Winning a constitutional amendment is, by design, incredibly difficult. But that's no reason to shrink from the project. It's right on the merits, and we need it as a practical solution. The idea of a constitutional amendment is also hugely energizing and mobilizing, in a way distinct from other reform measures. People get that the system is rigged, they get that corporations have far too much power, they understand that Big Money is corrupting our democracy in fundamental ways, they passionately believe that super rich ownership of our elections is incompatible with core notions of political equality. People understand how big the problem is, and they want big solutions.

People get that the system is rigged. They passionately believe that super rich ownership of our elections is incompatible with core notions of political equality.

Since Citizens United was handed down five years ago, a powerful movement has risen up across the country. Sixteen states have already passed resolutions or similar measures calling for an amendment, as have nearly 600 cities and towns. More than five million people have signed petitions. Polling shows overwhelming support for an amendment, including strong majority support among Republicans. People turn out on the street for the amendment - last April, there were more than 150 demonstrations nationwide on the day the Supreme Court issued its decision in McCutcheon v. FEC, another ruling designed to enable the super-rich to spend more.

Even if the movement for an amendment does not prevail, the energy around the effort is helping carry forward advocacy around disclosure, small donor financing and other election reform measures. This demonstrated and sustained grassroots demand for an amendment is the best means to nudge the Supreme Court - when someday its composition has changed - to overturn Citizens United and other harmful campaign spending decisions.

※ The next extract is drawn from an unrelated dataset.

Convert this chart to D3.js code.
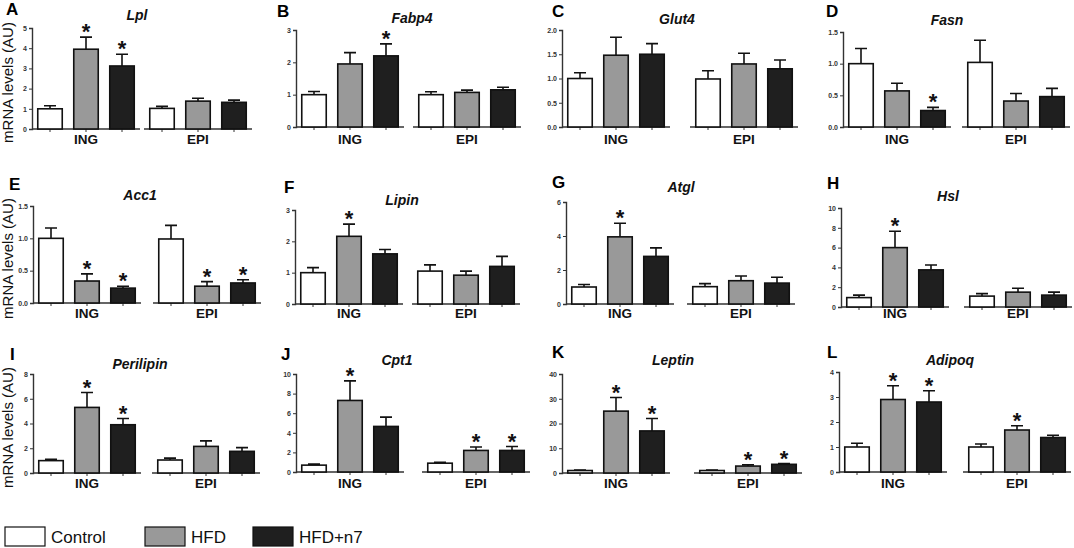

But this is not a movement organized around symbolic politics. The effort to win an amendment is gaining ground faster than anyone could have anticipated. In 2010, four US senators supported an amendment. In 2012, the number grew to 26. In 2014, following the McCutcheon decision, Senate leadership brought the Democracy for All constitutional amendment - establishing that We the People, operating through Congress and the state legislatures, have the authority to regulate campaign spending - to the floor for a vote. Fifty-four senators voted in favor. Not yet enough to prevail - winning a constitutional amendment requires a two thirds vote in each house, followed by ratification in three quarters of the states -- but a showing of support that even a year previous was unimaginable.

We know exactly why the amendment came to the floor and why it won so many votes: Senators were responding to the demand from the grassroots. As the movement continues to gain power and support - as we quiet the skeptics and chip away at the established Republican Party opposition to reform - we'll take the next step forward. The day is not long off when we win the 28th Amendment to the US Constitution.